→ Job: Leaving out the pictures, retype all the material exactly.

→ Data section:
** Begin **
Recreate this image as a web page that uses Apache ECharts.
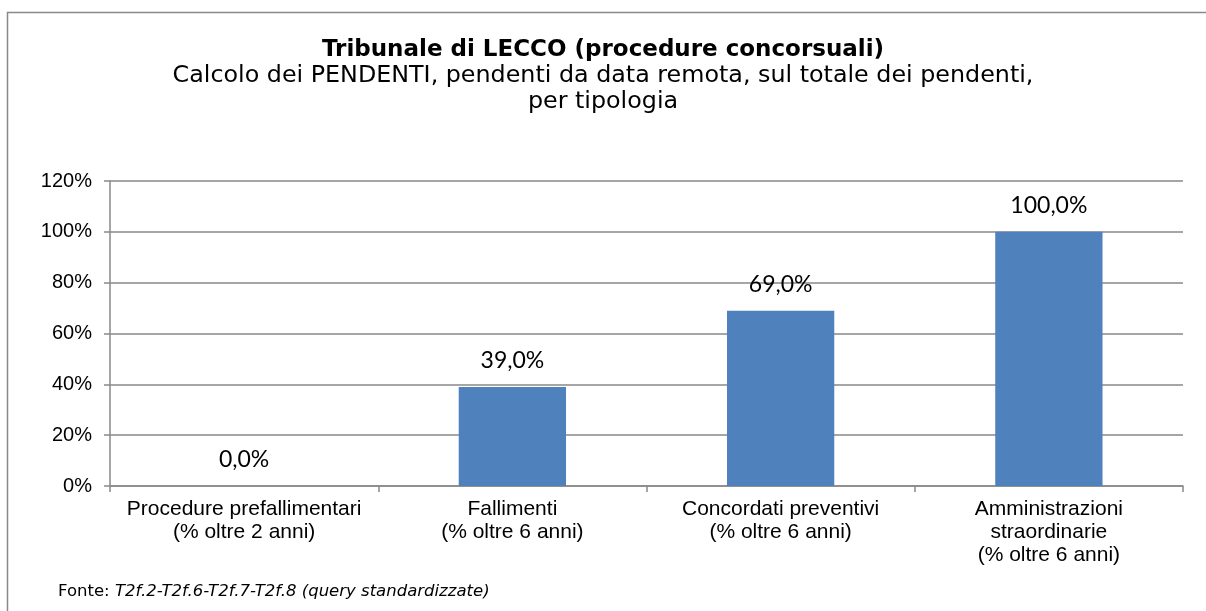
<!DOCTYPE html>
<html><head><meta charset="utf-8">
<script src="https://cdn.jsdelivr.net/npm/echarts@6/dist/echarts.min.js"></script>
<style>html,body{margin:0;padding:0;background:#fff}#c{width:1206px;height:611px}</style>
</head><body><div id="c"></div>
<script>
const categories = [
  "Procedure prefallimentari\n(% oltre 2 anni)",
  "Fallimenti\n(% oltre 6 anni)",
  "Concordati preventivi\n(% oltre 6 anni)",
  "Amministrazioni\nstraordinarie\n(% oltre 6 anni)"
];
const values = [0.0, 39.0, 69.0, 100.0];
const yTicks = { min: 0, max: 120, interval: 20 };
const titleText = "Tribunale di LECCO (procedure concorsuali)";
const subtitleText = "Calcolo dei PENDENTI, pendenti da data remota, sul totale dei pendenti,\nper tipologia";
const sourceLabel = "Fonte: ";
const sourceText = "T2f.2-T2f.6-T2f.7-T2f.8 (query standardizzate)";

const chart = echarts.init(document.getElementById('c'), null, {renderer: 'canvas'});
chart.setOption({
  backgroundColor: '#fff',
  animation: false,
  title: {
    text: titleText,
    subtext: subtitleText,
    left: 'center',
    top: 37,
    padding: 0,
    itemGap: 0,
    textStyle: {fontFamily: 'DejaVu Sans', fontWeight: 'bold', fontSize: 23, lineHeight: 26, color: '#000'},
    subtextStyle: {fontFamily: 'DejaVu Sans', fontSize: 23.8, color: '#000', lineHeight: 26, align: 'center'}
  },
  graphic: [
    {type: 'rect', shape: {x: 7.5, y: 12.5, width: 1210, height: 620}, style: {fill: 'none', stroke: '#898989', lineWidth: 1.5}, silent: true},
    {type: 'text', left: 58, top: 583, style: {
      text: '{a|' + sourceLabel + '}{b|' + sourceText + '}',
      rich: {
        a: {fontFamily: 'DejaVu Sans', fontSize: 16.5, fill: '#000', lineHeight: 20},
        b: {fontFamily: 'DejaVu Sans', fontSize: 16.5, fontStyle: 'italic', fill: '#000', lineHeight: 20}
      }
    }}
  ],
  grid: {left: 110, right: 23, top: 181, bottom: 125, containLabel: false},
  xAxis: {
    type: 'category',
    data: categories,
    axisLine: {lineStyle: {color: '#898989', width: 1.5}},
    axisTick: {show: true, length: 6, alignWithLabel: false, lineStyle: {color: '#898989', width: 1.5}},
    axisLabel: {fontFamily: 'Liberation Sans', fontSize: 21, color: '#000', lineHeight: 23, margin: 12, interval: 0}
  },
  yAxis: {
    type: 'value',
    min: yTicks.min, max: yTicks.max, interval: yTicks.interval,
    axisLine: {show: true, lineStyle: {color: '#898989', width: 1.5}},
    axisTick: {show: true, length: 6, lineStyle: {color: '#898989', width: 1.5}},
    splitLine: {lineStyle: {color: '#898989', width: 1.5}},
    axisLabel: {formatter: '{value}%', fontFamily: 'Liberation Sans', fontSize: 20, color: '#000', margin: 18}
  },
  series: [{
    type: 'bar',
    data: values,
    barWidth: '40%',
    itemStyle: {color: '#4f81bd'},
    label: {
      show: true, position: 'top', distance: 15,
      fontFamily: 'Lato', fontSize: 23, color: '#000',
      formatter: p => p.value.toFixed(1).replace('.', ',') + '%'
    }
  }]
});
</script></body></html>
** End **
→ Response:
Recreate this image as a web page that uses Apache ECharts.
<!DOCTYPE html>
<html><head><meta charset="utf-8">
<script src="https://cdn.jsdelivr.net/npm/echarts@6/dist/echarts.min.js"></script>
<style>html,body{margin:0;padding:0;background:#fff}#c{width:1206px;height:611px}</style>
</head><body><div id="c"></div>
<script>
const categories = [
  "Procedure prefallimentari\n(% oltre 2 anni)",
  "Fallimenti\n(% oltre 6 anni)",
  "Concordati preventivi\n(% oltre 6 anni)",
  "Amministrazioni\nstraordinarie\n(% oltre 6 anni)"
];
const values = [0.0, 39.0, 69.0, 100.0];
const yTicks = { min: 0, max: 120, interval: 20 };
const titleText = "Tribunale di LECCO (procedure concorsuali)";
const subtitleText = "Calcolo dei PENDENTI, pendenti da data remota, sul totale dei pendenti,\nper tipologia";
const sourceLabel = "Fonte: ";
const sourceText = "T2f.2-T2f.6-T2f.7-T2f.8 (query standardizzate)";

const chart = echarts.init(document.getElementById('c'), null, {renderer: 'canvas'});
chart.setOption({
  backgroundColor: '#fff',
  animation: false,
  title: {
    text: titleText,
    subtext: subtitleText,
    left: 'center',
    top: 37,
    padding: 0,
    itemGap: 0,
    textStyle: {fontFamily: 'DejaVu Sans', fontWeight: 'bold', fontSize: 23, lineHeight: 26, color: '#000'},
    subtextStyle: {fontFamily: 'DejaVu Sans', fontSize: 23.8, color: '#000', lineHeight: 26, align: 'center'}
  },
  graphic: [
    {type: 'rect', shape: {x: 7.5, y: 12.5, width: 1210, height: 620}, style: {fill: 'none', stroke: '#898989', lineWidth: 1.5}, silent: true},
    {type: 'text', left: 58, top: 583, style: {
      text: '{a|' + sourceLabel + '}{b|' + sourceText + '}',
      rich: {
        a: {fontFamily: 'DejaVu Sans', fontSize: 16.5, fill: '#000', lineHeight: 20},
        b: {fontFamily: 'DejaVu Sans', fontSize: 16.5, fontStyle: 'italic', fill: '#000', lineHeight: 20}
      }
    }}
  ],
  grid: {left: 110, right: 23, top: 181, bottom: 125, containLabel: false},
  xAxis: {
    type: 'category',
    data: categories,
    axisLine: {lineStyle: {color: '#898989', width: 1.5}},
    axisTick: {show: true, length: 6, alignWithLabel: false, lineStyle: {color: '#898989', width: 1.5}},
    axisLabel: {fontFamily: 'Liberation Sans', fontSize: 21, color: '#000', lineHeight: 23, margin: 12, interval: 0}
  },
  yAxis: {
    type: 'value',
    min: yTicks.min, max: yTicks.max, interval: yTicks.interval,
    axisLine: {show: true, lineStyle: {color: '#898989', width: 1.5}},
    axisTick: {show: true, length: 6, lineStyle: {color: '#898989', width: 1.5}},
    splitLine: {lineStyle: {color: '#898989', width: 1.5}},
    axisLabel: {formatter: '{value}%', fontFamily: 'Liberation Sans', fontSize: 20, color: '#000', margin: 18}
  },
  series: [{
    type: 'bar',
    data: values,
    barWidth: '40%',
    itemStyle: {color: '#4f81bd'},
    label: {
      show: true, position: 'top', distance: 15,
      fontFamily: 'Lato', fontSize: 23, color: '#000',
      formatter: p => p.value.toFixed(1).replace('.', ',') + '%'
    }
  }]
});
</script></body></html>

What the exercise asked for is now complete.